1. Attraction:
* Electrostatic attraction: Oppositely charged particles attract. Electrons are attracted to the positively charged nucleus of an atom. This attraction is strongest when the electrons are closer to the nucleus.
* Covalent bonding: In a covalent bond, atoms share electrons. This sharing creates a region of high electron density between the atoms, which attracts both nuclei and holds the atoms together.
2. Repulsion:
* Electron-electron repulsion: Electrons, being negatively charged, repel each other. This repulsion becomes significant when the electrons are close together.
* Nucleus-nucleus repulsion: The positively charged nuclei of atoms also repel each other.
The distance between atoms in a molecule is the distance where the attractive forces and repulsive forces are balanced. This distance is known as the bond length.
Factors influencing bond length:
* Type of bond: Double and triple bonds are generally shorter than single bonds due to the higher electron density between the atoms.
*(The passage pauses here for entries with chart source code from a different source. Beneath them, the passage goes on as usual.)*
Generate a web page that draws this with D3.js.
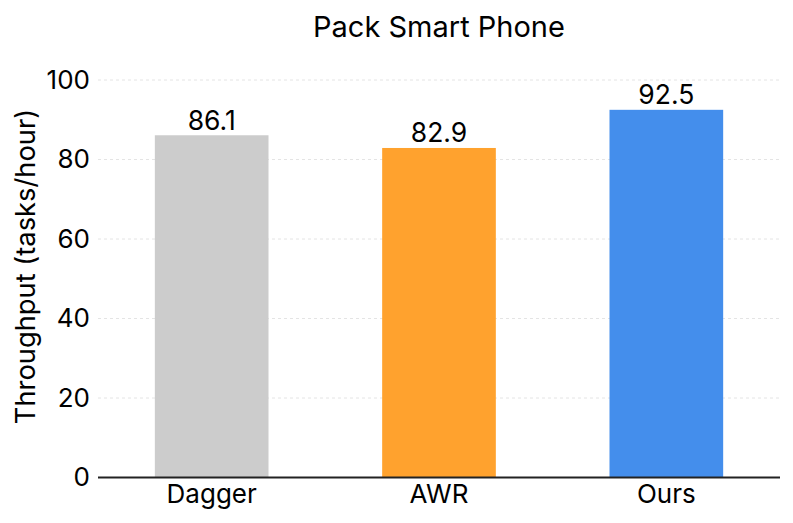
<!DOCTYPE html>
<html><head><meta charset="utf-8">
<script src="https://cdn.jsdelivr.net/npm/d3@7"></script>
<style>body{margin:0;background:#fff;font-family:Inter,sans-serif}</style>
</head><body>
<svg id="c" width="793" height="523"></svg>
<script>
const categories = ["Dagger", "AWR", "Ours"];
const values = [86.1, 82.9, 92.5];
const colors = ["#cccccc", "#ffa22e", "#448eec"];
const yTicks = [0, 20, 40, 60, 80, 100];
const title = "Pack Smart Phone";
const yLabel = "Throughput (tasks/hour)";

const svg = d3.select("#c");
const m = {l: 98, r: 13, t: 80, b: 45.5};
const W = 793, H = 523;
const x = d3.scaleBand().domain(categories).range([m.l, W - m.r]).paddingInner(0.5).paddingOuter(0.25);
const y = d3.scaleLinear().domain([0, 100]).range([H - m.b, m.t]);

// grid
svg.append("g").selectAll("line").data(yTicks.filter(d => d > 0)).join("line")
  .attr("x1", m.l).attr("x2", W - m.r)
  .attr("y1", d => y(d)).attr("y2", d => y(d))
  .attr("stroke", "#dddddd").attr("stroke-width", 0.8).attr("stroke-dasharray", "3,3");

// bars
svg.append("g").selectAll("rect").data(values).join("rect")
  .attr("x", (d, i) => x(categories[i])).attr("width", x.bandwidth())
  .attr("y", d => y(d)).attr("height", d => y(0) - y(d))
  .attr("fill", (d, i) => colors[i]);

// value labels
svg.append("g").selectAll("text").data(values).join("text")
  .attr("x", (d, i) => x(categories[i]) + x.bandwidth() / 2)
  .attr("y", d => y(d) - 5.5)
  .attr("text-anchor", "middle").attr("font-size", 26.5).attr("fill", "#000")
  .text(d => d.toFixed(1));

// y axis
const ya = svg.append("g").attr("transform", `translate(${m.l},0)`)
  .call(d3.axisLeft(y).tickValues(yTicks).tickSize(0).tickPadding(8));
ya.select(".domain").remove();
ya.selectAll("text").attr("font-size", 26).attr("font-family", "Inter,sans-serif").attr("fill", "#000");

// x axis
const xa = svg.append("g").attr("transform", `translate(0,${y(0)})`)
  .call(d3.axisBottom(x).tickSize(0).tickPadding(7));
xa.select(".domain").attr("stroke", "#222").attr("stroke-width", 2).attr("d", `M${m.l},0H${W - m.r}`);
xa.selectAll("text").attr("font-size", 26).attr("font-family", "Inter,sans-serif").attr("fill", "#000");

// title
svg.append("text").attr("x", (m.l + W - m.r) / 2).attr("y", 37)
  .attr("text-anchor", "middle").attr("font-size", 29).attr("fill", "#000").text(title);

// y label
svg.append("text").attr("transform", `translate(35,266.5) rotate(-90)`)
  .attr("text-anchor", "middle").attr("font-size", 27.3).attr("fill", "#000").text(yLabel);
</script>
</body></html>
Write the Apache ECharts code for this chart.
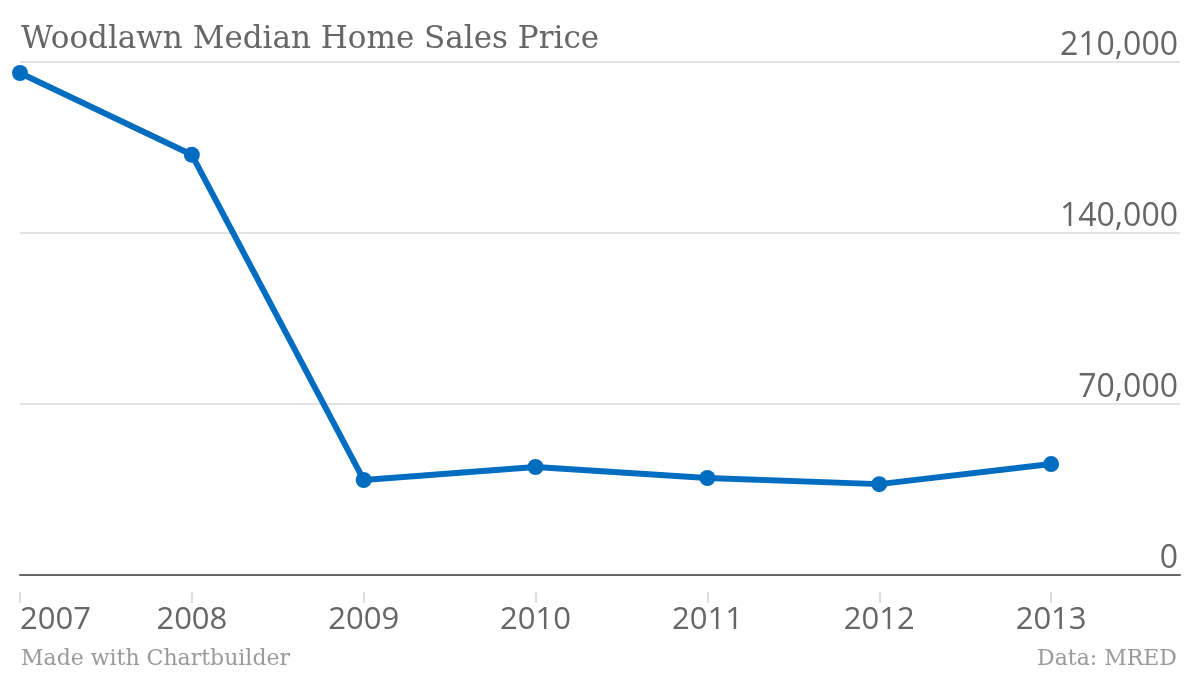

* Size of atoms: Larger atoms have longer bond lengths because their nuclei are farther apart.
* Electronegativity: Atoms with higher electronegativity attract electrons more strongly, leading to shorter bond lengths.
* Hybridization: The hybridization of atomic orbitals can affect bond lengths.
Why atoms are not always as far apart as possible:
* Stability: The balanced state of attractive and repulsive forces provides the lowest energy state, making the molecule more stable.
* Bonding: Atoms need to be close enough to share electrons and form a covalent bond.
* Intermolecular forces: Even though atoms within a molecule are at a specific distance, the molecules themselves can be attracted to each other through various intermolecular forces.
Therefore, the distance between atoms in a molecule is a compromise between the need for attraction, repulsion, and stability. It's not about being as far apart as possible, but rather about finding the optimal distance for the specific molecule.